### What you will do:
Return only the lines from the start of the records through the line that contains "const W = 1014, H = 554;", inclusive; leave out all pictures.

### Records shown:
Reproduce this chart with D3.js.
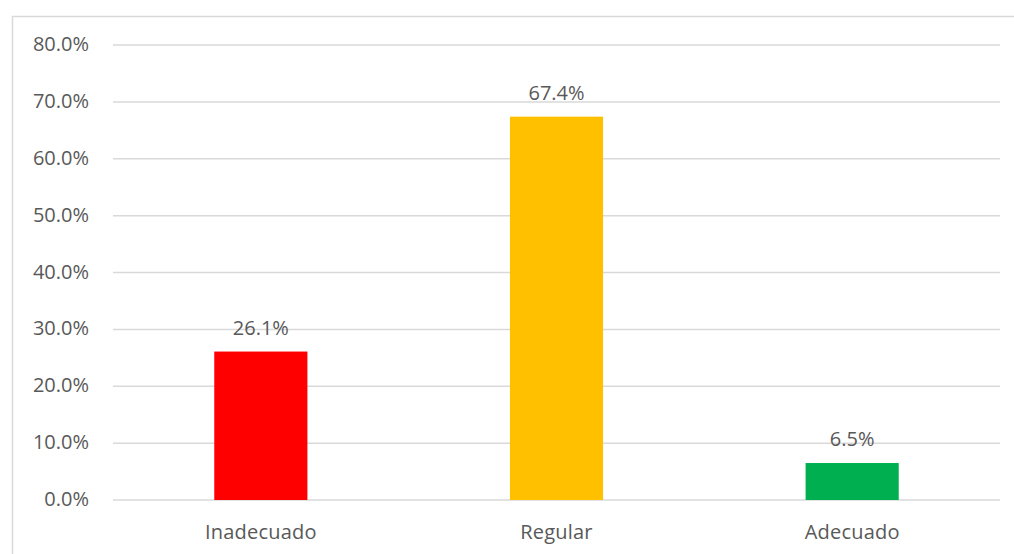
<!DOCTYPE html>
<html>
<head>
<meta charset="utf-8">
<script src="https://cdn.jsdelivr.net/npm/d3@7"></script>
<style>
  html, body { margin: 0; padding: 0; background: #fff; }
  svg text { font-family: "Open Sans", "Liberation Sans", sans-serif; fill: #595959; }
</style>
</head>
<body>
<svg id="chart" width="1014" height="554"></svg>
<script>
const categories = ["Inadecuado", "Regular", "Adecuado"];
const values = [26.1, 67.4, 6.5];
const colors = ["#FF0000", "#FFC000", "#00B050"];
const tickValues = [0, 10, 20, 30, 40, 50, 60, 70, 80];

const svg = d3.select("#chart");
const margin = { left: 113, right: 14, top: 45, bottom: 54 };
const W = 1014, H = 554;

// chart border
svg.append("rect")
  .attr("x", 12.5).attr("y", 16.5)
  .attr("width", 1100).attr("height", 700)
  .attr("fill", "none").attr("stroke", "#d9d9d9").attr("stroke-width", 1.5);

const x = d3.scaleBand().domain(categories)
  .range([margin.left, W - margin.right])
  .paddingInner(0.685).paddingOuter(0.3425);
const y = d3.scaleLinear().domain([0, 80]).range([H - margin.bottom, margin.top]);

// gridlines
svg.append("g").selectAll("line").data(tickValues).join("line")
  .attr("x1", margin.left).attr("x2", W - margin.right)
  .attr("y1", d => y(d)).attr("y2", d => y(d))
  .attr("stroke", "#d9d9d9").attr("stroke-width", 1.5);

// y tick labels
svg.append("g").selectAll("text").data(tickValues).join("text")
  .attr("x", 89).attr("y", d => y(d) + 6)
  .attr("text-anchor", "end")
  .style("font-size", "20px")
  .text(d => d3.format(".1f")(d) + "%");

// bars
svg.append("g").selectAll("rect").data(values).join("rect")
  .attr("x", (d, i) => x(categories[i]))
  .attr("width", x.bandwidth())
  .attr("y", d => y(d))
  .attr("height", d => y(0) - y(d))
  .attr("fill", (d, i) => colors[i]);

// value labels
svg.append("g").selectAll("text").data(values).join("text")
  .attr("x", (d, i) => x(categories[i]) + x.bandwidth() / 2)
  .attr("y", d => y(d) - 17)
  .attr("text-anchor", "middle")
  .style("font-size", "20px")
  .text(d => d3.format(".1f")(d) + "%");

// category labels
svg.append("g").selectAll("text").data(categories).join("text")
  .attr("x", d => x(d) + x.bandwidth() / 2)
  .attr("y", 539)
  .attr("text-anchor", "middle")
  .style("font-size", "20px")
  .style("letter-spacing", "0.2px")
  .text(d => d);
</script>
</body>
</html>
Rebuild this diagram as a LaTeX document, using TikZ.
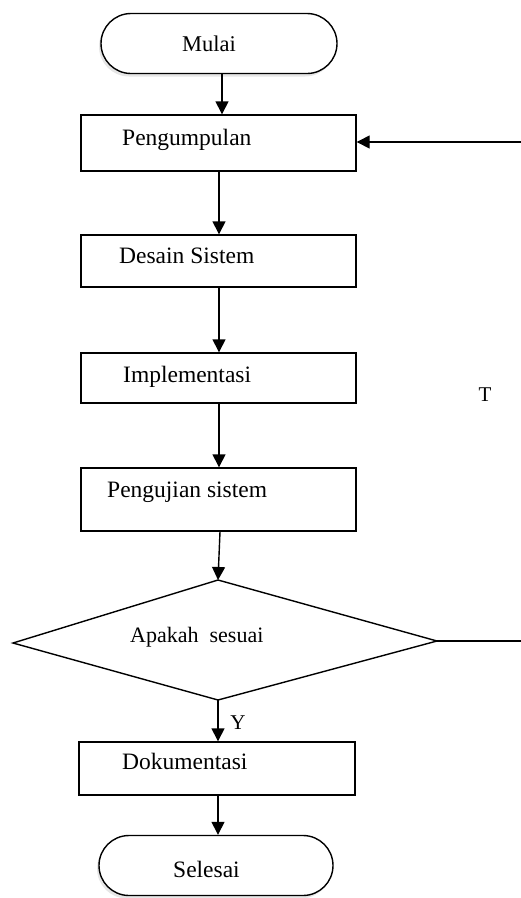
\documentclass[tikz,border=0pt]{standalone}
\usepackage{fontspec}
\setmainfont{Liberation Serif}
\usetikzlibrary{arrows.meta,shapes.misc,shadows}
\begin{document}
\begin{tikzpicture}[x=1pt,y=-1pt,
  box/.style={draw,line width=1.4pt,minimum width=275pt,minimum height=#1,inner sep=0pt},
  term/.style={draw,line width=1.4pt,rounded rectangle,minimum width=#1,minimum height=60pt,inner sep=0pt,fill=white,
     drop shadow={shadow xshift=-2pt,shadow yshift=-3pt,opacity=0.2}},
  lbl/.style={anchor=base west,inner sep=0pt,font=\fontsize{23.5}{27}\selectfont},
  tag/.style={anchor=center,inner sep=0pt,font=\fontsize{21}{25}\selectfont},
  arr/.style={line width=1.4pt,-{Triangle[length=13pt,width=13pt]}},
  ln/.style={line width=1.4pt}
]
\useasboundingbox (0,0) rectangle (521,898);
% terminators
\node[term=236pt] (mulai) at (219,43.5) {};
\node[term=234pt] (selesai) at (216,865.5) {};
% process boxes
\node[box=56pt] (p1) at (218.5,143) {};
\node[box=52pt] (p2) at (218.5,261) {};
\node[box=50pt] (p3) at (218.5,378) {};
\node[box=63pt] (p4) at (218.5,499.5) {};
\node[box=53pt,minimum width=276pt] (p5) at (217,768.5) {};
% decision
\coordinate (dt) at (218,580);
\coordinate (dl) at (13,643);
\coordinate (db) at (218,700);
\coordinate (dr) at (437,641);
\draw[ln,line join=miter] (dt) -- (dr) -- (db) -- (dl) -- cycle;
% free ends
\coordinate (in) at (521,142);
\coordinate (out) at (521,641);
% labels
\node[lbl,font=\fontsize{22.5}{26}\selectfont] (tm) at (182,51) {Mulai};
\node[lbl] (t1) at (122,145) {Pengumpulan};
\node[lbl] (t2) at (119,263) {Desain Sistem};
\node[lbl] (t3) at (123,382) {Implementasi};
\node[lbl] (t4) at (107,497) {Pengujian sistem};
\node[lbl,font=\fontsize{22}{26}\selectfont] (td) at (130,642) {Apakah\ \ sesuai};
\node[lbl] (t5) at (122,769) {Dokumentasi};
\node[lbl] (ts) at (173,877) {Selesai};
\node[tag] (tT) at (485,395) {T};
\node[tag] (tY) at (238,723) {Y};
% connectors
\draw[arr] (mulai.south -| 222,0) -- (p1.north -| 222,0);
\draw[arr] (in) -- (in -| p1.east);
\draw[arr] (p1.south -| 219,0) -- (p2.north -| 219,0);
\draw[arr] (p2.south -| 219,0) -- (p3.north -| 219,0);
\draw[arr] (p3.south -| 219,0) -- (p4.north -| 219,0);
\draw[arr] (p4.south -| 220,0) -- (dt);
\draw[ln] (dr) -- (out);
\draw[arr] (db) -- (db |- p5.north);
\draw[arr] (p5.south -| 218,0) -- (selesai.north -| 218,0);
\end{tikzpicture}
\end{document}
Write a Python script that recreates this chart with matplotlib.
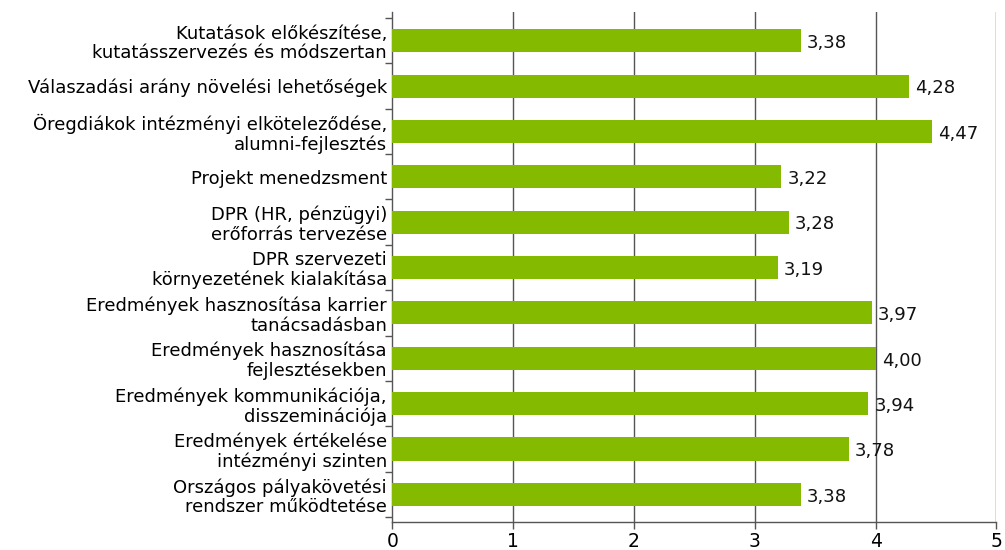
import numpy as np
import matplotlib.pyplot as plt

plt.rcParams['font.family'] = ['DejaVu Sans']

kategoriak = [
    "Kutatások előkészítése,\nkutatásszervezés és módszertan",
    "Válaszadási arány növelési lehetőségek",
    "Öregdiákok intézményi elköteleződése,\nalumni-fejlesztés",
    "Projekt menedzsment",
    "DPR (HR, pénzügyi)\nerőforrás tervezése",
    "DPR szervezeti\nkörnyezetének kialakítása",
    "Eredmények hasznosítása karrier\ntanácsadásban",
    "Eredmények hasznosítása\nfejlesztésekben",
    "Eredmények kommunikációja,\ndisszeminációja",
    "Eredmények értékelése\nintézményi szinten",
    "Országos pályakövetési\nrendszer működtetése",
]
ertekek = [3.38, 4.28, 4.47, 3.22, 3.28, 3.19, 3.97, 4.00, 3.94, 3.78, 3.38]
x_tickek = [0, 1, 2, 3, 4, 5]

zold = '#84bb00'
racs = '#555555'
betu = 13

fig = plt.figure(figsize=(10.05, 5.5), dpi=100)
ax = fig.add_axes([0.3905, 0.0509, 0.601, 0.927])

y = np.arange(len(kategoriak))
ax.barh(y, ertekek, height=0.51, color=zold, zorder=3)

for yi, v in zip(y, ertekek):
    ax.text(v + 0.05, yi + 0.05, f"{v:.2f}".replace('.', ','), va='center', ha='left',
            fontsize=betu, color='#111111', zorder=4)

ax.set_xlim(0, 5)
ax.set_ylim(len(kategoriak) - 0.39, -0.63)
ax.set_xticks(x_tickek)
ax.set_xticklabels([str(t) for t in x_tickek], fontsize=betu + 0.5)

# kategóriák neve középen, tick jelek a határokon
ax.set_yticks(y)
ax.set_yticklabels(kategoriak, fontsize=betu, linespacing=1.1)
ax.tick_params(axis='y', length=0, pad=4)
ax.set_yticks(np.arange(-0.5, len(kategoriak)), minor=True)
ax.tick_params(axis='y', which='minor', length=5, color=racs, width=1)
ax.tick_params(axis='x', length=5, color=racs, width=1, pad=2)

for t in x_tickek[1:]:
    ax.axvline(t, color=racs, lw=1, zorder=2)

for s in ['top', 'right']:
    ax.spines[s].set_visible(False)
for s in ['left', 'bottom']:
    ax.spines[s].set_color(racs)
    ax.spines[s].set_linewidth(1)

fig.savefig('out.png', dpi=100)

### Output for this task:
Reproduce this chart with D3.js.
<!DOCTYPE html>
<html>
<head>
<meta charset="utf-8">
<script src="https://cdn.jsdelivr.net/npm/d3@7"></script>
<style>
  html, body { margin: 0; padding: 0; background: #fff; }
  svg text { font-family: "Open Sans", "Liberation Sans", sans-serif; fill: #595959; }
</style>
</head>
<body>
<svg id="chart" width="1014" height="554"></svg>
<script>
const categories = ["Inadecuado", "Regular", "Adecuado"];
const values = [26.1, 67.4, 6.5];
const colors = ["#FF0000", "#FFC000", "#00B050"];
const tickValues = [0, 10, 20, 30, 40, 50, 60, 70, 80];

const svg = d3.select("#chart");
const margin = { left: 113, right: 14, top: 45, bottom: 54 };
const W = 1014, H = 554;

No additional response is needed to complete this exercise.